A) C'est dans les mots que nous pensons

texte de Hegel

- Merleau-Ponty : « la pensée n'est rien d' »intérieur », elle n'existe pas en dehors du monde et hors des mots. » Phénoménologie de la perception. Merleau-Ponty s'oppose ici à la tradition issue de Platon selon laquelle la pensée serait un discours intérieur de l'âme avec elle-même. La pensée n'est pas une activité interne impliquant des représentations, c'est une ouverture au monde.

- Daudet, Numa Romestan : « nous sommes obligés de lancer les mots pour faire lever les idées »

- illustration : la novlangue de 1984

B) Le langage fait monde

- ce qui s'éonce bien ce conçoit clairement : la pensée se forme au coeur du langage qui lui permet de se clarifier.

- langue différente = manière différente de penser

les sourds muets vivent-ils exactement dans le même monde que les entendants?
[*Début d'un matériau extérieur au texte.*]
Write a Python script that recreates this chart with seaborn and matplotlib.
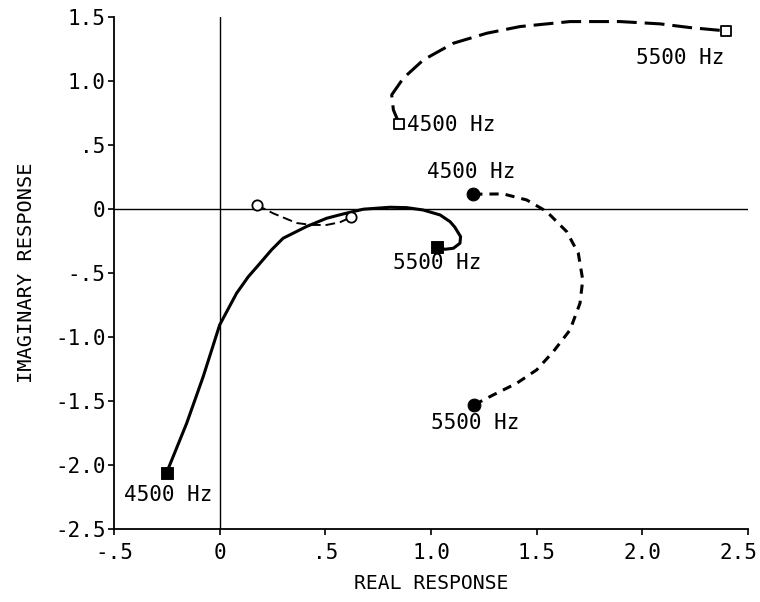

  1. La pensée se réduit-elle pour autant au langage?

Quelle est la réalité du langage sans les hommes qui l'utilisent? Sartre : « pour moi, la pensée ne se confond pas avec le langage. Il fut un temps où l'on définissait la pensée, indépendamment du langage, comme quelque chose d'insaississable, d'ineffable qui préexisterait à l'expression. Aujourd'hui, on tombe dans l'erreur inverse. On voudrait nous faire croire que la pensée, c'est seulement du langage, comme si le langage lui-même n'était pas parlé. » Revue de l'Arc, « Jean-Paul Sartre répond », 1966, n° 301.

 

Conclusion : le sujet nous a permis de mettre en évidence un rapport asymétrique entre le langage et la pensée :

  • parole peut exister sans la pensée : on peut parler pour ne rien dire, on peut parler sans savoir ce que l'on dit. Mais alors les mots sont juste des sons creux. Ce qui leur donne leur consistance sont bien les idées dont ils sont les signes. Signes sans signifié.

  • La pensée n'est rien sans le langage.

L'écart entre les deux est-il une richesse ou pose-t-il problème?